Do you have some input method installed? That may be the problem. I have experienced with misconfigured fcitx spitting out S for Ctrl buttons before.

1 Like

Hi. Maybe it’s not a software problem. Do You have access to some other keyboard You can plug in that computer? (Btw. there are lot of English intl. subvariants: US, intl., with dead keys; UK,i.,wdk; Workman,i.,wdk,Dvorak,i.,wdk)

1 Like

Hi everyone,

The Fedora is installed on a laptop with a ABNT2, the specific type of the keyboard is “Portuguese (Brazil, IBM/Lenovo Thinkpad”.

During my Fedora installation setup, I selected language “English”. When selecting the keyboard model, I added the above Brazilian type, but I also added an “English (US, intl., with dead keys)”, because I knew I was going to use the fedora with a wireless keyboard.

My keyboard model is MX Keys Logi, btw. I tried with other keyboards and the problem persists.

I recently discovered that a co-worker, who also installed the very same Fedora at a machine identical to mine, doesn’t have the same problem, @vwbusguy . The difference is that he installed the Fedora with only the Brazilian keyboard. When he decided to use his external keyboard, after Fedora was already installed and updated with the latest upgrades, he added an English US international layout. So, maybe that’s the cause of all of this, and it would explain as well why you couldn’t reproduce it.

So, after hearing my co-worker’s story, I decided to check the laptop keyboard right control key, using obviously the correct layout, the Brazilian one. To my dismay, I discovered that the right control key also types a ‘/’ instead of working as a control key. So, it appears that somehow the bug is in the Brazilian keyboard, and somehow it is affecting the other layout (would that even be possible?). I’m not sure why, or how to fix it.

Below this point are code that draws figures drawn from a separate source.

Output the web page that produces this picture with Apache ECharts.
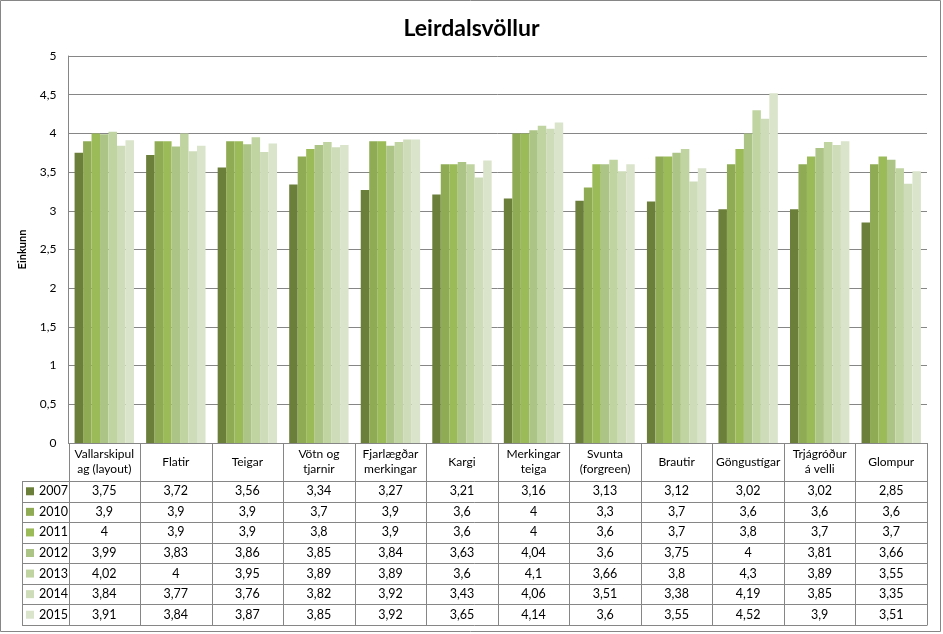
<!DOCTYPE html>
<html>
<head>
<meta charset="utf-8">
<script src="https://cdn.jsdelivr.net/npm/echarts@6/dist/echarts.min.js"></script>
<style>
html,body{margin:0;padding:0;background:#fff;}
#c{width:943px;height:634px;}
</style>
</head>
<body>
<div id="c"></div>
<script>
const categories = ["Vallarskipul\nag (layout)", "Flatir", "Teigar", "Vötn og\ntjarnir", "Fjarlægðar\nmerkingar", "Kargi", "Merkingar\nteiga", "Svunta\n(forgreen)", "Brautir", "Göngustígar", "Trjágróður\ná velli", "Glompur"];
const years = ["2007", "2010", "2011", "2012", "2013", "2014", "2015"];
const v2007 = [3.75, 3.72, 3.56, 3.34, 3.27, 3.21, 3.16, 3.13, 3.12, 3.02, 3.02, 2.85];
const v2010 = [3.9, 3.9, 3.9, 3.7, 3.9, 3.6, 4, 3.3, 3.7, 3.6, 3.6, 3.6];
const v2011 = [4, 3.9, 3.9, 3.8, 3.9, 3.6, 4, 3.6, 3.7, 3.8, 3.7, 3.7];
const v2012 = [3.99, 3.83, 3.86, 3.85, 3.84, 3.63, 4.04, 3.6, 3.75, 4, 3.81, 3.66];
const v2013 = [4.02, 4, 3.95, 3.89, 3.89, 3.6, 4.1, 3.66, 3.8, 4.3, 3.89, 3.55];
const v2014 = [3.84, 3.77, 3.76, 3.82, 3.92, 3.43, 4.06, 3.51, 3.38, 4.19, 3.85, 3.35];
const v2015 = [3.91, 3.84, 3.87, 3.85, 3.92, 3.65, 4.14, 3.6, 3.55, 4.52, 3.9, 3.51];
const seriesValues = [v2007, v2010, v2011, v2012, v2013, v2014, v2015];
const colors = ["#6b7f3b", "#8fac55", "#9bbb59", "#adc487", "#c0d4a2", "#cfdcba", "#dae4cb"];

const FONT = "Lato, 'Open Sans', sans-serif";
const L = 68.5, R = 927, T = 56, AX = 443, HDR = 481, BOT = 625, LEG = 22;
const rowH = (BOT - HDR) / years.length;
const fmt = v => String(v).replace('.', ',');

const xAxes = [{
  type: 'category', data: categories, gridIndex: 0, position: 'bottom',
  axisLine: {show: true, lineStyle: {color: '#868686', width: 1}},
  axisTick: {show: false},
  axisLabel: {interval: 0, margin: 19, verticalAlign: 'middle', lineHeight: 15, color: '#000', fontFamily: FONT, fontSize: 12}
}];
years.forEach((y, i) => {
  xAxes.push({
    type: 'category', data: categories, gridIndex: 0, position: 'bottom',
    axisLine: {show: false}, axisTick: {show: false}, splitLine: {show: false},
    axisLabel: {
      interval: 0, margin: (HDR - AX) + rowH * (i + 0.5), verticalAlign: 'middle',
      color: '#000', fontFamily: FONT, fontSize: 12.5,
      formatter: (val, idx) => fmt(seriesValues[i][idx])
    }
  });
});

const graphics = [];
const line = (x1, y1, x2, y2) => graphics.push({type: 'line', shape: {x1, y1, x2, y2}, style: {stroke: '#868686', lineWidth: 1}, silent: true});
// outer border
graphics.push({type: 'rect', shape: {x: 0.5, y: 0.5, width: 940, height: 631}, style: {fill: null, stroke: '#868686', lineWidth: 1}, silent: true});
const cw = (R - L) / categories.length;
for (let k = 0; k <= categories.length; k++) {
  const x = Math.round(L + k * cw) + 0.5;
  line(x, AX, x, BOT);
}
line(LEG + 0.5, HDR, LEG + 0.5, BOT);
for (let r = 0; r <= years.length; r++) {
  const y = Math.round(HDR + r * rowH) + 0.5;
  line(LEG, y, R + 0.5, y);
}

const option = {
  animation: false,
  color: colors,
  title: {text: 'Leirdalsvöllur', left: 'center', top: 12, textStyle: {fontFamily: FONT, fontSize: 23, fontWeight: 'bold', color: '#000'}},
  legend: {
    orient: 'vertical', left: 26, top: HDR, padding: 0, itemGap: 0,
    itemWidth: 8, itemHeight: 8, icon: 'rect',
    data: years,
    textStyle: {fontFamily: FONT, fontSize: 12.5, color: '#000', lineHeight: rowH, height: rowH}
  },
  grid: {left: L, right: 943 - R, top: T, bottom: 634 - AX, containLabel: false},
  xAxis: xAxes,
  yAxis: {
    type: 'value', min: 0, max: 5, interval: 0.5,
    name: 'Einkunn', nameLocation: 'middle', nameGap: 41, nameRotate: 90,
    nameTextStyle: {fontFamily: FONT, fontSize: 11, fontWeight: 'bold', color: '#000'},
    axisLine: {show: true, lineStyle: {color: '#868686'}},
    axisTick: {show: false},
    axisLabel: {fontFamily: FONT, fontSize: 12, color: '#000', margin: 12, formatter: v => fmt(v)},
    splitLine: {lineStyle: {color: '#868686', width: 1}}
  },
  series: years.map((y, i) => ({
    name: y, type: 'bar', xAxisIndex: 0, yAxisIndex: 0,
    data: seriesValues[i], barGap: '0%', barCategoryGap: '17%',
    itemStyle: {color: colors[i]}
  })),
  graphic: graphics
};
const chart = echarts.init(document.getElementById('c'), null, {renderer: 'canvas'});
chart.setOption(option);
</script>
</body>
</html>
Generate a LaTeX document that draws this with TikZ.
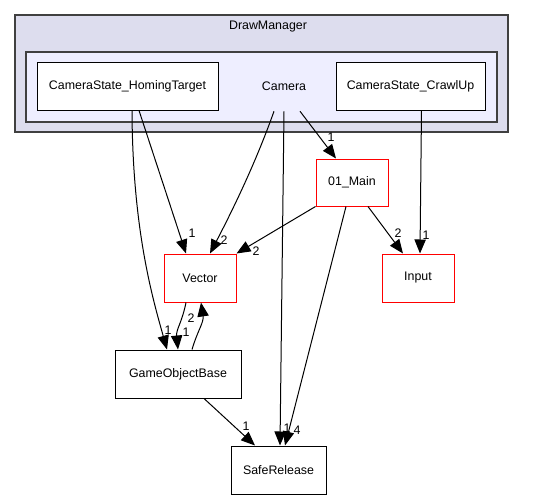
\documentclass[tikz,border=0pt]{standalone}
\usepackage{fontspec}
\setmainfont{Liberation Sans}
\usepackage{xcolor}
\usepackage{tikz}
\usetikzlibrary{arrows.meta,calc}
\definecolor{dirouter}{HTML}{DDDDEE}
\definecolor{dirinner}{HTML}{EEEEFF}
\definecolor{dirframe}{HTML}{404040}

\tikzset{
  dirbox/.style={draw=black,fill=white,line width=0.75pt,inner sep=0pt,
    font=\fontsize{9.3}{11}\selectfont,minimum height=36pt},
  extbox/.style={dirbox,draw=red},
  deplbl/.style={inner sep=0pt,font=\fontsize{9.3}{11}\selectfont},
  dep/.style={line width=0.75pt,-{Triangle[length=10.5pt,width=8.5pt]}}
}

\begin{document}
\begin{tikzpicture}[x=0.75pt,y=-0.75pt]
  \useasboundingbox (0,0) rectangle (536,500);
  % directory clusters
  \filldraw[fill=dirouter,draw=dirframe,line width=1.3pt] (15,15) rectangle (508,132);
  \node[deplbl] (drawmgr) at (268,27) {DrawManager};
  \filldraw[fill=dirinner,draw=dirframe,line width=1.3pt] (26,52) rectangle (497,122);
  \node[deplbl,minimum height=37.5pt,minimum width=30pt] (camera) at (284,86) {Camera};
  \node[dirbox,minimum width=135.75pt] (homing) at (127.5,86) {CameraState\_HomingTarget};
  \node[dirbox,minimum width=111.75pt] (crawl) at (410.5,86) {CameraState\_CrawlUp};
  % other directories
  \node[extbox,minimum width=54pt,minimum height=35.25pt] (main) at (352,182.5) {01\_Main};
  \node[extbox,minimum width=54pt] (vector) at (200,278) {Vector};
  \node[extbox,minimum width=54pt] (input) at (418,278) {Input};
  \node[dirbox,minimum width=94.5pt] (gob) at (178,374) {GameObjectBase};
  \node[dirbox,minimum width=71.25pt] (safe) at (278.5,470) {SafeRelease};
  % dependencies
  \draw[dep] ($(homing.south)+(4.5,0)$) .. controls ($(homing.south)+(5,120)$) and ($(gob.north)+(-25,-50)$) .. ($(gob.north)+(-11,0)$);
  \draw[dep] ($(homing.south)+(11.5,0)$) -- ($(vector.north)+(-14,0)$);
  \draw[dep] ($(camera.south)+(-10,0)$) .. controls ($(camera.south)+(-27,48)$) and ($(vector.north)+(35,-48)$) .. ($(vector.north)+(10,0)$);
  \draw[dep] (camera.south) -- ($(safe.north)+(1.5,0)$);
  \draw[dep] ($(camera.south)+(16,0)$) -- ($(main.north)+(-16,0)$);
  \draw[dep] ($(crawl.south)+(11,0)$) -- ($(input.north)+(2,0)$);
  \draw[dep] (main.south west) -- (vector.north east);
  \draw[dep] ($(main.south)+(16,0)$) -- ($(input.north)+(-15,0)$);
  \draw[dep] ($(main.south)+(-6,0)$) -- ($(safe.north)+(6.5,0)$);
  \draw[dep] ($(vector.south)+(-14,0)$) .. controls ($(vector.south)+(-18,20)$) and ($(gob.north)+(-2,-20)$) .. (gob.north);
  \draw[dep] ($(gob.north)+(14,0)$) .. controls ($(gob.north)+(20,-20)$) and ($(vector.south)+(4,20)$) .. ($(vector.south)+(1,0)$);
  \draw[dep] ($(gob.south)+(26,0)$) -- ($(safe.north)+(-23.5,0)$);
  % counts
  \node[deplbl] (nA) at (168,330) {1};
  \node[deplbl] (nB) at (192,233) {1};
  \node[deplbl] (nC) at (224,240) {2};
  \node[deplbl] (nD) at (287,428) {1};
  \node[deplbl] (nE) at (331,137) {1};
  \node[deplbl] (nF) at (426,235) {1};
  \node[deplbl] (nG) at (256,251) {2};
  \node[deplbl] (nH) at (398,233) {2};
  \node[deplbl] (nI) at (297,430) {4};
  \node[deplbl] (nJ) at (186,332) {1};
  \node[deplbl] (nK) at (191,318) {2};
  \node[deplbl] (nL) at (246,426) {1};
\end{tikzpicture}
\end{document}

Regarding input methods, I only have the two keyboards config I just talked about. And this is necessary because the built-in keyboard in the laptop is different from my external keyboard. Btw, I use Quick Lang Switch gnome extension to switch between them, not sure if this affects anything. If you also have multiple keyboards, @lilywhite, maybe the problem you mention is similar to mine?

As for the English variants, I was referring to the ones compatible with my US international keyboard, so there are other types, such as the non-international, without dead keys, etc, that also are compatible with my keyboard.

1 Like

Thank you everyone for helping me with this problem!

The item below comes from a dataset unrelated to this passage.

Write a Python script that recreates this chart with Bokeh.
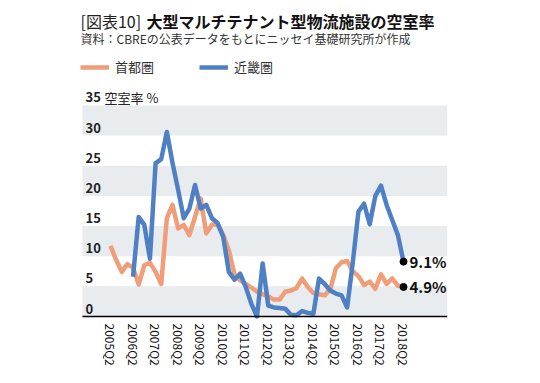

After typing my previous message, I decided to mess with my keyboard configuration in Gnome. I went ahead and removed the Brazilian layout, leaving only the English one and… tadah! Right CTRL key started working as a CTRL key :smiley:

After that, I added the Brazilian keyboard back, and both continued with the Right Ctrl key working. I rebooted and it still works, for both layouts. I’m not sure what happened, but it might save someone else’s time, that it is worth a shot adding and removing back the layouts.

Notice that, before, I had rebooted the laptop several times and the bug persisted. So, the credit goes all to removing and adding back the Brazilian keyboard layout.

Last but not least, this is totally unrelated to the Quick Lang Switch Gnome extension, it appears that enabling and disabling it made no difference in my problem.

1 Like

That’s very odd indeed, especially given that the bug persisted when you created a new user? :thinking:

Yes @ankursinha , very odd indeed.

I created the new user, rebooted, logged in, logged off, everything, and the bug persisted all the time.